Car il vint un jour où l’homme redressa le front et laissa jaillir de lui la colère accumulée contre ce Dieu qui le martyrisait depuis des siècles et contre ses représentants sur terre. Alors, il renversa celui qui se proclamait monarque de droit divin et lui trancha la tête en sacrifice. Et il renversa de même ceux qui étaient les soutiens de ce roi et à eux aussi il trancha la tête en sacrifice. Et il ferma les temples du Dieu et bannit ses ministres. Et comme en souvenir de l’Arbre de la Connaissance du Bien et du Mal dont le dieu avait voulu l’éloigner jadis, comme en souvenir de cet Arbre au pied duquel, en transgressant l’ordre, il était devenu l’homme, il planta partout des arbres qu’il appela Arbres de la Liberté, car il sentait au fond de son âme qu’approchait l’aube d’une autre création.

Et ce jour-là où éclata ce que l’on appelle la Révolution française, mais qui est en réalité un événement d’une ampleur cosmique dont naquit le monde moderne et dont les fruits n’ont pas encore fini de mûrir, ce jour-là, l’homme, refusant d’être plus longtemps « le bétail des dieux » [4], prit le chemin de la vraie Divinité, de l’Immortalité et de l’Éternité.

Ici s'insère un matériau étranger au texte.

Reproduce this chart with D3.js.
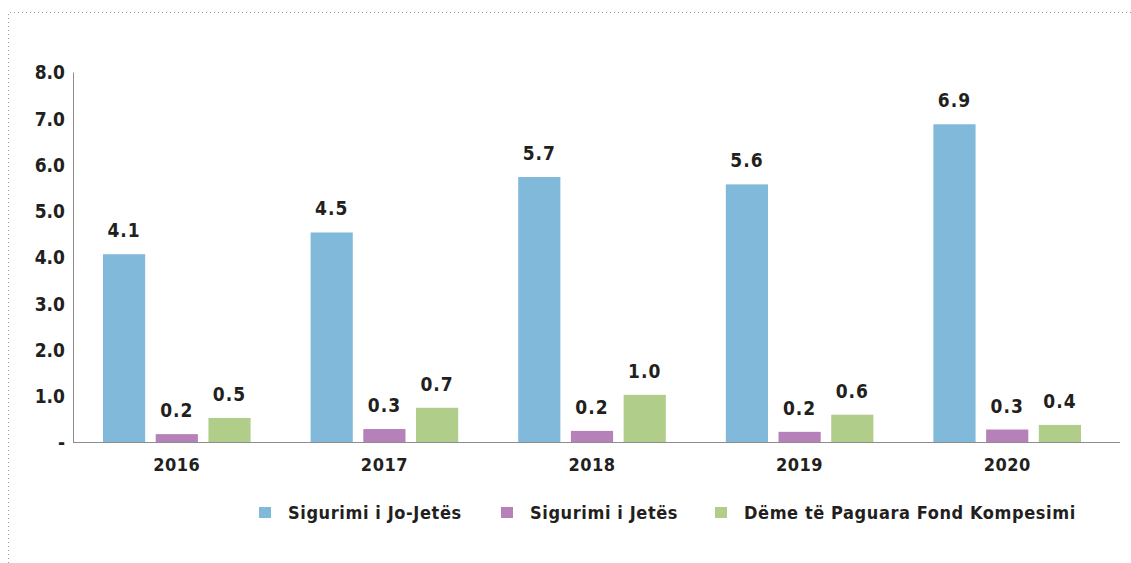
<!DOCTYPE html>
<html>
<head>
<meta charset="utf-8">
<script src="https://cdn.jsdelivr.net/npm/d3@7"></script>
<style>
  body { margin: 0; background: #fff; }
  text { font-family: "DejaVu Sans Condensed", "DejaVu Sans", sans-serif; font-weight: bold; fill: #231f20; }
</style>
</head>
<body>
<div id="chart"></div>
<script>
const years = ["2016", "2017", "2018", "2019", "2020"];
const seriesNames = ["Sigurimi i Jo-Jetës", "Sigurimi i Jetës", "Dëme të Paguara Fond Kompesimi"];
const nonLife = [4.06, 4.53, 5.73, 5.57, 6.87];
const life = [0.17, 0.28, 0.24, 0.22, 0.27];
const compensation = [0.52, 0.74, 1.02, 0.59, 0.37];
const yTicks = [0, 1, 2, 3, 4, 5, 6, 7, 8];
const colors = ["#80b9da", "#b680b9", "#b1cd8a"];

const width = 1131, height = 563;
const svg = d3.select("#chart").append("svg")
    .attr("width", width)
    .attr("height", height);

// dotted frame (only top and left visible)
svg.append("path")
    .attr("d", "M8.5,563 V12.5 H1131")
    .attr("fill", "none")
    .attr("stroke", "#999")
    .attr("stroke-width", 1)
    .attr("stroke-dasharray", "1,3");

const series = [nonLife, life, compensation];
const data = years.map((yr, i) => ({
    year: yr,
    values: series.map((s, k) => ({ key: k, value: s[i] }))
}));

const x0 = d3.scaleBand().domain(years).range([73, 1111]);
const x1 = d3.scaleBand().domain([0, 1, 2])
    .range([30, x0.bandwidth() - 30])
    .paddingInner(0.2);
const y = d3.scaleLinear().domain([0, 8]).range([442, 72]);

// y axis
const yAxis = d3.axisLeft(y)
    .tickValues(yTicks)
    .tickSize(0)
    .tickPadding(8)
    .tickFormat(d => d === 0 ? "-" : d3.format(".1f")(d));
const gy = svg.append("g").attr("transform", "translate(73,0)").call(yAxis);
gy.select(".domain").attr("stroke", "#8c8c8c");
gy.selectAll(".tick text")
    .attr("font-size", 19)
    .attr("font-family", null)
    .attr("dy", "0.36em");

// bars
const groups = svg.append("g").selectAll("g")
    .data(data)
    .join("g")
    .attr("transform", d => `translate(${x0(d.year)},0)`);

groups.selectAll("rect")
    .data(d => d.values)
    .join("rect")
    .attr("x", d => x1(d.key))
    .attr("width", x1.bandwidth())
    .attr("y", d => y(d.value))
    .attr("height", d => y(0) - y(d.value))
    .attr("fill", d => colors[d.key]);

groups.selectAll("text.val")
    .data(d => d.values)
    .join("text")
    .attr("class", "val")
    .attr("x", d => x1(d.key) + x1.bandwidth() / 2)
    .attr("y", d => y(d.value) - 17)
    .attr("text-anchor", "middle")
    .attr("font-size", 19)
    .attr("letter-spacing", 1)
    .text(d => d3.format(".1f")(d.value));

// x axis
const xAxis = d3.axisBottom(x0).tickSize(0).tickPadding(16);
const gx = svg.append("g").attr("transform", "translate(0,442)").call(xAxis);
gx.select(".domain").remove();
gx.selectAll(".tick text").attr("font-size", 18).attr("font-family", null).attr("letter-spacing", 0.5);
svg.append("line")
    .attr("x1", 73).attr("x2", 1120)
    .attr("y1", 442.5).attr("y2", 442.5)
    .attr("stroke", "#8c8c8c");

// legend
const legendX = [259, 501, 715];
const legend = svg.append("g").selectAll("g")
    .data(seriesNames)
    .join("g")
    .attr("transform", (d, i) => `translate(${legendX[i]},513)`);
legend.append("rect")
    .attr("x", 0).attr("y", -6)
    .attr("width", 12).attr("height", 11)
    .attr("fill", (d, i) => colors[i]);
legend.append("text")
    .attr("x", 29)
    .attr("dy", "0.35em")
    .attr("font-size", 18)
    .attr("letter-spacing", 0.6)
    .text(d => d);
</script>
</body>
</html>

[1] « Haïr le pécheur est le pire des péchés, car c’est haïr Dieu ; et pourtant, celui qui le commet se glorifie de sa vertu supérieure. » Sri Aurobindo, Pensées et aphorismes.
[2] « Le péché est ce qui, en un temps, fut à sa place mais qui, parce qu’il persiste maintenant, ne l’est plus. Il n’y a pas d’autre péché. » Sri Aurobindo, Pensées et aphorismes.
[3] Sri Aurobindo, Savitri (Livre X, Chant Premier). Le vers se rapporte à Savitri, incarnation de la Mère Divine, dans sa lutte contre le Dieu de la Mort dont elle triomphe pour finir, établissant ainsi les conditions de l’immortalité sur Terre.
[4] Brihadâranyaka Oupanishad. I 4.19. L’Oupanishad précise que les dieux ne désirent pas que l’homme connaisse et soit libre.